§ WORK REQUIRED
Set out each line from the following listing that includes the word "chart".

RECORDS start

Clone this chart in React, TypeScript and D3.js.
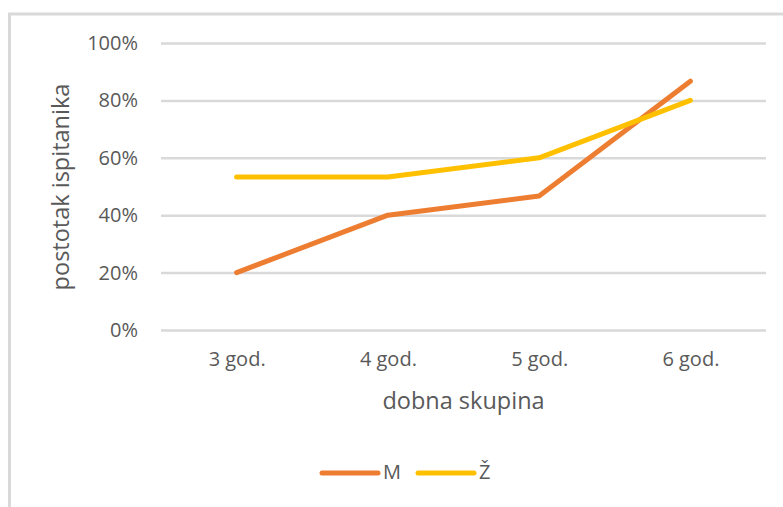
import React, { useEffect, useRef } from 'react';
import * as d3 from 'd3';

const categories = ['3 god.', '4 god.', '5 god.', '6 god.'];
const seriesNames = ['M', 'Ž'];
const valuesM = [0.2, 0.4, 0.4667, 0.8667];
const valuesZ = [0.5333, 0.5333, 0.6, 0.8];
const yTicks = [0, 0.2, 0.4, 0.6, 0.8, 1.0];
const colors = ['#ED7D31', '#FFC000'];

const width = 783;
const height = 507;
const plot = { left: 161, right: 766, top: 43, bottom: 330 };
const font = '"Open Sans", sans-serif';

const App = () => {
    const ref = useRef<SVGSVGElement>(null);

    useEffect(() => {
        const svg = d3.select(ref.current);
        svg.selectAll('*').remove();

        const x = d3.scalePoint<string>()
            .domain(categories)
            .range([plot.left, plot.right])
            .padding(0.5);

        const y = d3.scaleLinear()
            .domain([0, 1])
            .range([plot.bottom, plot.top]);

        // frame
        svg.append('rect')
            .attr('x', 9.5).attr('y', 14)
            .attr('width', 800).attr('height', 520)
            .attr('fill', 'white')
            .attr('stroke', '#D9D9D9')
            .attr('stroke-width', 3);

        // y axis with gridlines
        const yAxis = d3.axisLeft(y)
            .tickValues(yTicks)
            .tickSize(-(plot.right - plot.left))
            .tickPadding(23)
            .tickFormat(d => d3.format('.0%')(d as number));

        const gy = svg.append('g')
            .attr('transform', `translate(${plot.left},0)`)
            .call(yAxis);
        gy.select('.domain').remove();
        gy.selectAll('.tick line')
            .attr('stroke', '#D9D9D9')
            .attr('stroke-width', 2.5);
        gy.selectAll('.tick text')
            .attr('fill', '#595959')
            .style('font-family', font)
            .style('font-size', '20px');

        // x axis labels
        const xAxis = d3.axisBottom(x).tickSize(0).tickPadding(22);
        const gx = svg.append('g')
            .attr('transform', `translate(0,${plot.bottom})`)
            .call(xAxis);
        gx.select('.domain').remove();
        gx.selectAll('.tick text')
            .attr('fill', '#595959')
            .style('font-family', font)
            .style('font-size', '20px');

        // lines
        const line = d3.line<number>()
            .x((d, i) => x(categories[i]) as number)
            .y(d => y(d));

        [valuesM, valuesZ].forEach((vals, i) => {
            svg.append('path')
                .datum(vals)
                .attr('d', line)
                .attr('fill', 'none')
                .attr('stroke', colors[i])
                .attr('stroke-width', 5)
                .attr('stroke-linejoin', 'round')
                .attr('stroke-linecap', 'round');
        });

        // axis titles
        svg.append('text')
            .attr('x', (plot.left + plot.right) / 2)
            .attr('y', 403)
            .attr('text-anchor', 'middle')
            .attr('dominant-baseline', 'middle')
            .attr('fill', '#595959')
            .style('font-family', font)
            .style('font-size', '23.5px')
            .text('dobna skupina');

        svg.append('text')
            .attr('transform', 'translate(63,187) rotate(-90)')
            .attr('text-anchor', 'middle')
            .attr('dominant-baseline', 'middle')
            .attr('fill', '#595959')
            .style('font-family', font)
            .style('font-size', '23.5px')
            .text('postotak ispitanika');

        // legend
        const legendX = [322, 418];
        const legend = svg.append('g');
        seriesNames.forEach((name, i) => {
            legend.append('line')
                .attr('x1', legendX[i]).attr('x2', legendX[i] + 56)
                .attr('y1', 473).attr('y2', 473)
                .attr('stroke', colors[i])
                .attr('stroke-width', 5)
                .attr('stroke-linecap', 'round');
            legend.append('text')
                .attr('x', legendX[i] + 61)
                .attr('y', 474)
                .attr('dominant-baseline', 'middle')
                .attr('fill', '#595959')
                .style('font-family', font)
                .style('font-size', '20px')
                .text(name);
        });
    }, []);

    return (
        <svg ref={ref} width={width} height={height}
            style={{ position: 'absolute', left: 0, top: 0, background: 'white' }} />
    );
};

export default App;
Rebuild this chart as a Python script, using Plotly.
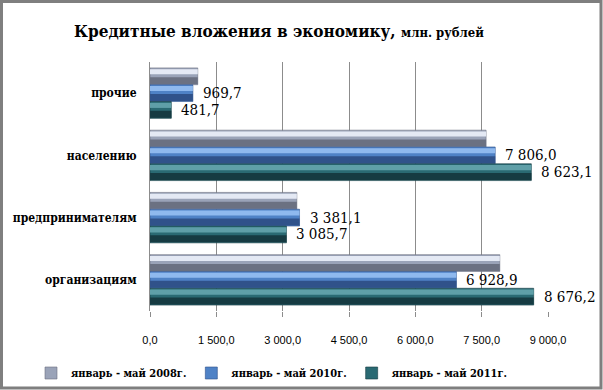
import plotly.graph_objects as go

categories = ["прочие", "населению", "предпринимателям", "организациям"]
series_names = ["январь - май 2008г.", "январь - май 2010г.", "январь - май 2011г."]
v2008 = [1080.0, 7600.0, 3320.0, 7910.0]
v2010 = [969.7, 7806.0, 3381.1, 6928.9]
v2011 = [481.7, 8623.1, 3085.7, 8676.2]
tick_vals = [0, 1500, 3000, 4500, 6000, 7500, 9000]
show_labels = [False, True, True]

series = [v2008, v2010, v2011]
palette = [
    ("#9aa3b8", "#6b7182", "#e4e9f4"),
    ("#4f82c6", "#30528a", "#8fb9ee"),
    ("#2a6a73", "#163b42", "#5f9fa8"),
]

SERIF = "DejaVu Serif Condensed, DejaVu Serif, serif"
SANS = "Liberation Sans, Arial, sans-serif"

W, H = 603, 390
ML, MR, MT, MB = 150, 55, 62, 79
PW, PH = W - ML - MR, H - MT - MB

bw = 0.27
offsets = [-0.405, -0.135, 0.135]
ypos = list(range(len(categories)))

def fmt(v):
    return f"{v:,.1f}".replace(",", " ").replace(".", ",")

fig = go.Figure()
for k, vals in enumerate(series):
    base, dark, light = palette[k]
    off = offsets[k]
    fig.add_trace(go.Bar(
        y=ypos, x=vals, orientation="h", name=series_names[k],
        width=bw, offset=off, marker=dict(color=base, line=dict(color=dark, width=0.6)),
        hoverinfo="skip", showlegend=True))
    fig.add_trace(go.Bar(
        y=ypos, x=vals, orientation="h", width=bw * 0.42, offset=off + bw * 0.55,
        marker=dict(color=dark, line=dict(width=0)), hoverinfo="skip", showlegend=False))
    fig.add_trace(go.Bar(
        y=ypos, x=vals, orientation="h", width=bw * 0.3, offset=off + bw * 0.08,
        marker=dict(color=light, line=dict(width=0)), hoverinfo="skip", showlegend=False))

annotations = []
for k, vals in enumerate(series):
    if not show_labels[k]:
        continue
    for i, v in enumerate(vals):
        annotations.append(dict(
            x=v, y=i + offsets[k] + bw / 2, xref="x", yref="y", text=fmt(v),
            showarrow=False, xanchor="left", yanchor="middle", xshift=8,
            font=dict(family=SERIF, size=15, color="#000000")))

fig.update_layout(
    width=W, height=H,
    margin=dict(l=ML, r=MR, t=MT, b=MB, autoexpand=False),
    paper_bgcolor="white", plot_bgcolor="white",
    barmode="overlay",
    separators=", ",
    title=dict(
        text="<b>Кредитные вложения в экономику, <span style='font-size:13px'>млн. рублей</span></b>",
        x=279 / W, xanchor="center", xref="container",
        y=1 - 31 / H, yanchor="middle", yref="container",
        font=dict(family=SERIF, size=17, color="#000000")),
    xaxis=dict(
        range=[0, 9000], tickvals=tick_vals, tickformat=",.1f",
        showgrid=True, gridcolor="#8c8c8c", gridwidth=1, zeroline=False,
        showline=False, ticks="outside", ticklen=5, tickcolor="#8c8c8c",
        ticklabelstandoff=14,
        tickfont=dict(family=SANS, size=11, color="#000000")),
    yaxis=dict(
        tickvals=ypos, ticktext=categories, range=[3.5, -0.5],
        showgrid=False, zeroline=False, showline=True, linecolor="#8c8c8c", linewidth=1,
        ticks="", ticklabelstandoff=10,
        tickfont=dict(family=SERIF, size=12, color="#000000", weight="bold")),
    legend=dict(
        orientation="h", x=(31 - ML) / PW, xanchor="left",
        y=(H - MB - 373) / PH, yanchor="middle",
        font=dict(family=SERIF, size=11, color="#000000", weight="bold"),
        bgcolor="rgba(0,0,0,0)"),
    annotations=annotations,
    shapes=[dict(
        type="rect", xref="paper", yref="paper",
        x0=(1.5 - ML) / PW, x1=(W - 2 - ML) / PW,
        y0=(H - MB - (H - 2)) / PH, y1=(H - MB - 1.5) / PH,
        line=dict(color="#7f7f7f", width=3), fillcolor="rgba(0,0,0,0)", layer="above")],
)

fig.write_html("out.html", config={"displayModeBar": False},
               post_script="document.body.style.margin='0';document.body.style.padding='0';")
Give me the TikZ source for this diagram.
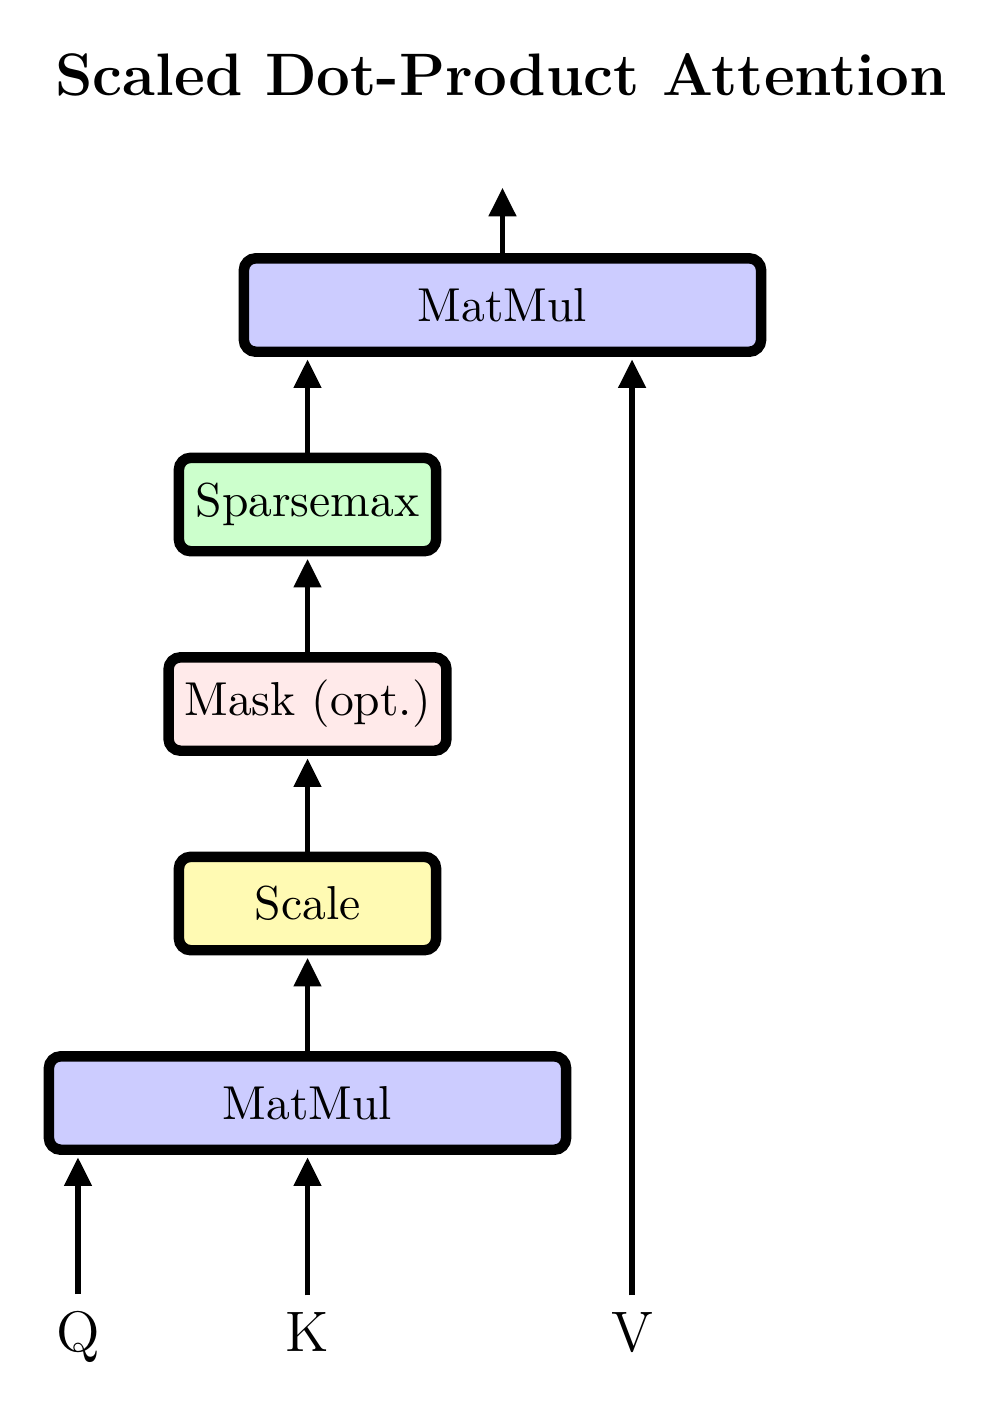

RECORDS end

§ RESULT OF THIS EXERCISE
Clone this chart in React, TypeScript and D3.js.
Rebuild this chart as a Python script, using Plotly.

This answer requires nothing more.